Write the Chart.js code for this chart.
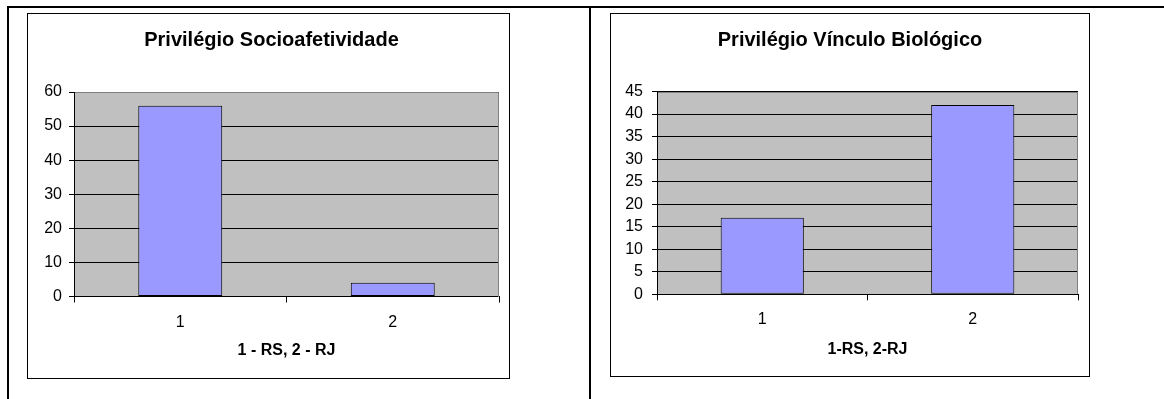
<!DOCTYPE html>
<html>
<head>
<meta charset="utf-8">
<script src="https://cdn.jsdelivr.net/npm/chart.js@4.4.0/dist/chart.umd.min.js"></script>
<style>
  html, body { margin: 0; padding: 0; background: #fff; }
  body { position: relative; width: 1164px; height: 399px; overflow: hidden; }
  .rule { position: absolute; background: #000; }
  .box { position: absolute; border: 1px solid #000; box-sizing: border-box; background: #fff; }
  .box canvas { display: block; }
</style>
</head>
<body>
<!-- table borders -->
<div class="rule" style="left:7px; top:6px; width:1157px; height:2px;"></div>
<div class="rule" style="left:7px; top:6px; width:2px; height:393px;"></div>
<div class="rule" style="left:589px; top:6px; width:2px; height:393px;"></div>

<div class="box" style="left:27px; top:13px; width:483px; height:366px;">
  <canvas id="chartSocio" width="481" height="364"></canvas>
</div>
<div class="box" style="left:610px; top:13px; width:480px; height:364px;">
  <canvas id="chartBio" width="478" height="362"></canvas>
</div>

<script>
// Data
const categories = ['1', '2'];
const socioValues = [56, 4];
const bioValues = [17, 42];
const socioTicks = [0, 10, 20, 30, 40, 50, 60];
const bioTicks = [0, 5, 10, 15, 20, 25, 30, 35, 40, 45];

const FONT = '"Liberation Sans", Arial, sans-serif';

// Excel-style plot area: grey fill, grey frame on top/right
const plotFrame = {
    id: 'plotFrame',
    beforeDraw(chart) {
        const { ctx, chartArea: a } = chart;
        ctx.save();
        ctx.fillStyle = '#C0C0C0';
        ctx.fillRect(a.left, a.top, a.right - a.left, a.bottom - a.top);
        ctx.restore();
    },
    beforeDatasetsDraw(chart) {
        const { ctx, chartArea: a } = chart;
        const top = Math.round(a.top) + 0.5;
        const right = Math.round(a.right) - 0.5;
        ctx.save();
        ctx.strokeStyle = '#808080';
        ctx.lineWidth = 1;
        ctx.beginPath();
        ctx.moveTo(Math.round(a.left) + 1, top);
        ctx.lineTo(right, top);
        ctx.lineTo(right, Math.round(a.bottom));
        ctx.stroke();
        ctx.restore();
    }
};

function buildConfig(opts) {
    return {
        type: 'bar',
        data: {
            labels: categories,
            datasets: [{
                data: opts.values,
                backgroundColor: '#9999FF',
                borderColor: '#000',
                borderWidth: 1,
                borderSkipped: false,
                categoryPercentage: 1,
                barPercentage: 0.395
            }]
        },
        options: {
            responsive: false,
            devicePixelRatio: 1,
            animation: false,
            layout: { padding: { left: opts.padLeft, right: opts.padRight, top: 0, bottom: 0 } },
            plugins: {
                legend: { display: false },
                tooltip: { enabled: false },
                title: {
                    display: true,
                    text: opts.title,
                    color: '#000',
                    font: { family: FONT, size: 20, weight: 'bold' },
                    padding: { top: 14, bottom: opts.titleBottom }
                }
            },
            scales: {
                x: {
                    grid: { display: true, drawOnChartArea: false, drawTicks: true, tickLength: 6, color: '#000', offset: true },
                    border: { display: true, color: '#000', width: 1 },
                    ticks: { color: '#000', font: { family: FONT, size: 16 }, padding: opts.xTickPad, maxRotation: 0 },
                    title: {
                        display: true,
                        text: opts.xTitle,
                        color: '#000',
                        font: { family: FONT, size: 16, weight: 'bold' },
                        padding: { top: 0, bottom: opts.xTitleBottom }
                    },
                    afterFit: (scale) => { scale.height = opts.xHeight; }
                },
                y: {
                    min: 0,
                    max: opts.ticks[opts.ticks.length - 1],
                    afterBuildTicks: (scale) => { scale.ticks = opts.ticks.map(v => ({ value: v })); },
                    grid: { color: '#000', lineWidth: 1, tickLength: 5, drawTicks: true },
                    border: { display: true, color: '#000', width: 1 },
                    ticks: { color: '#000', font: { family: FONT, size: 16 }, padding: opts.yTickPad },
                    afterFit: (scale) => { scale.width = opts.yWidth; }
                }
            }
        },
        plugins: [plotFrame]
    };
}

new Chart(document.getElementById('chartSocio'), buildConfig({
    title: 'Privilégio Socioafetividade',
    xTitle: '1 - RS, 2 - RJ',
    values: socioValues,
    ticks: socioTicks,
    padLeft: 16,
    padRight: 10,
    yWidth: 30,
    titleBottom: 40,
    xHeight: 81.5,
    xTickPad: 10,
    xTitleBottom: 17.4,
    yTickPad: 7
}));

new Chart(document.getElementById('chartBio'), buildConfig({
    title: 'Privilégio Vínculo Biológico',
    xTitle: '1-RS, 2-RJ',
    values: bioValues,
    ticks: bioTicks,
    padLeft: 11,
    padRight: 11,
    yWidth: 35,
    titleBottom: 39.5,
    xHeight: 81.7,
    xTickPad: 9.4,
    xTitleBottom: 16.4,
    yTickPad: 9
}));
</script>
</body>
</html>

◆ PROBLEM REQUIREMENTS
Make an exact reproduction of the listing above, without any pictures.

◆ EXPECTED ANSWER
Write the Chart.js code for this chart.
<!DOCTYPE html>
<html>
<head>
<meta charset="utf-8">
<script src="https://cdn.jsdelivr.net/npm/chart.js@4.4.0/dist/chart.umd.min.js"></script>
<style>
  html, body { margin: 0; padding: 0; background: #fff; }
  body { position: relative; width: 1164px; height: 399px; overflow: hidden; }
  .rule { position: absolute; background: #000; }
  .box { position: absolute; border: 1px solid #000; box-sizing: border-box; background: #fff; }
  .box canvas { display: block; }
</style>
</head>
<body>
<!-- table borders -->
<div class="rule" style="left:7px; top:6px; width:1157px; height:2px;"></div>
<div class="rule" style="left:7px; top:6px; width:2px; height:393px;"></div>
<div class="rule" style="left:589px; top:6px; width:2px; height:393px;"></div>

<div class="box" style="left:27px; top:13px; width:483px; height:366px;">
  <canvas id="chartSocio" width="481" height="364"></canvas>
</div>
<div class="box" style="left:610px; top:13px; width:480px; height:364px;">
  <canvas id="chartBio" width="478" height="362"></canvas>
</div>

<script>
// Data
const categories = ['1', '2'];
const socioValues = [56, 4];
const bioValues = [17, 42];
const socioTicks = [0, 10, 20, 30, 40, 50, 60];
const bioTicks = [0, 5, 10, 15, 20, 25, 30, 35, 40, 45];

const FONT = '"Liberation Sans", Arial, sans-serif';

// Excel-style plot area: grey fill, grey frame on top/right
const plotFrame = {
    id: 'plotFrame',
    beforeDraw(chart) {
        const { ctx, chartArea: a } = chart;
        ctx.save();
        ctx.fillStyle = '#C0C0C0';
        ctx.fillRect(a.left, a.top, a.right - a.left, a.bottom - a.top);
        ctx.restore();
    },
    beforeDatasetsDraw(chart) {
        const { ctx, chartArea: a } = chart;
        const top = Math.round(a.top) + 0.5;
        const right = Math.round(a.right) - 0.5;
        ctx.save();
        ctx.strokeStyle = '#808080';
        ctx.lineWidth = 1;
        ctx.beginPath();
        ctx.moveTo(Math.round(a.left) + 1, top);
        ctx.lineTo(right, top);
        ctx.lineTo(right, Math.round(a.bottom));
        ctx.stroke();
        ctx.restore();
    }
};

function buildConfig(opts) {
    return {
        type: 'bar',
        data: {
            labels: categories,
            datasets: [{
                data: opts.values,
                backgroundColor: '#9999FF',
                borderColor: '#000',
                borderWidth: 1,
                borderSkipped: false,
                categoryPercentage: 1,
                barPercentage: 0.395
            }]
        },
        options: {
            responsive: false,
            devicePixelRatio: 1,
            animation: false,
            layout: { padding: { left: opts.padLeft, right: opts.padRight, top: 0, bottom: 0 } },
            plugins: {
                legend: { display: false },
                tooltip: { enabled: false },
                title: {
                    display: true,
                    text: opts.title,
                    color: '#000',
                    font: { family: FONT, size: 20, weight: 'bold' },
                    padding: { top: 14, bottom: opts.titleBottom }
                }
            },
            scales: {
                x: {
                    grid: { display: true, drawOnChartArea: false, drawTicks: true, tickLength: 6, color: '#000', offset: true },
                    border: { display: true, color: '#000', width: 1 },
                    ticks: { color: '#000', font: { family: FONT, size: 16 }, padding: opts.xTickPad, maxRotation: 0 },
                    title: {
                        display: true,
                        text: opts.xTitle,
                        color: '#000',
                        font: { family: FONT, size: 16, weight: 'bold' },
                        padding: { top: 0, bottom: opts.xTitleBottom }
                    },
                    afterFit: (scale) => { scale.height = opts.xHeight; }
                },
                y: {
                    min: 0,
                    max: opts.ticks[opts.ticks.length - 1],
                    afterBuildTicks: (scale) => { scale.ticks = opts.ticks.map(v => ({ value: v })); },
                    grid: { color: '#000', lineWidth: 1, tickLength: 5, drawTicks: true },
                    border: { display: true, color: '#000', width: 1 },
                    ticks: { color: '#000', font: { family: FONT, size: 16 }, padding: opts.yTickPad },
                    afterFit: (scale) => { scale.width = opts.yWidth; }
                }
            }
        },
        plugins: [plotFrame]
    };
}

new Chart(document.getElementById('chartSocio'), buildConfig({
    title: 'Privilégio Socioafetividade',
    xTitle: '1 - RS, 2 - RJ',
    values: socioValues,
    ticks: socioTicks,
    padLeft: 16,
    padRight: 10,
    yWidth: 30,
    titleBottom: 40,
    xHeight: 81.5,
    xTickPad: 10,
    xTitleBottom: 17.4,
    yTickPad: 7
}));

new Chart(document.getElementById('chartBio'), buildConfig({
    title: 'Privilégio Vínculo Biológico',
    xTitle: '1-RS, 2-RJ',
    values: bioValues,
    ticks: bioTicks,
    padLeft: 11,
    padRight: 11,
    yWidth: 35,
    titleBottom: 39.5,
    xHeight: 81.7,
    xTickPad: 9.4,
    xTitleBottom: 16.4,
    yTickPad: 9
}));
</script>
</body>
</html>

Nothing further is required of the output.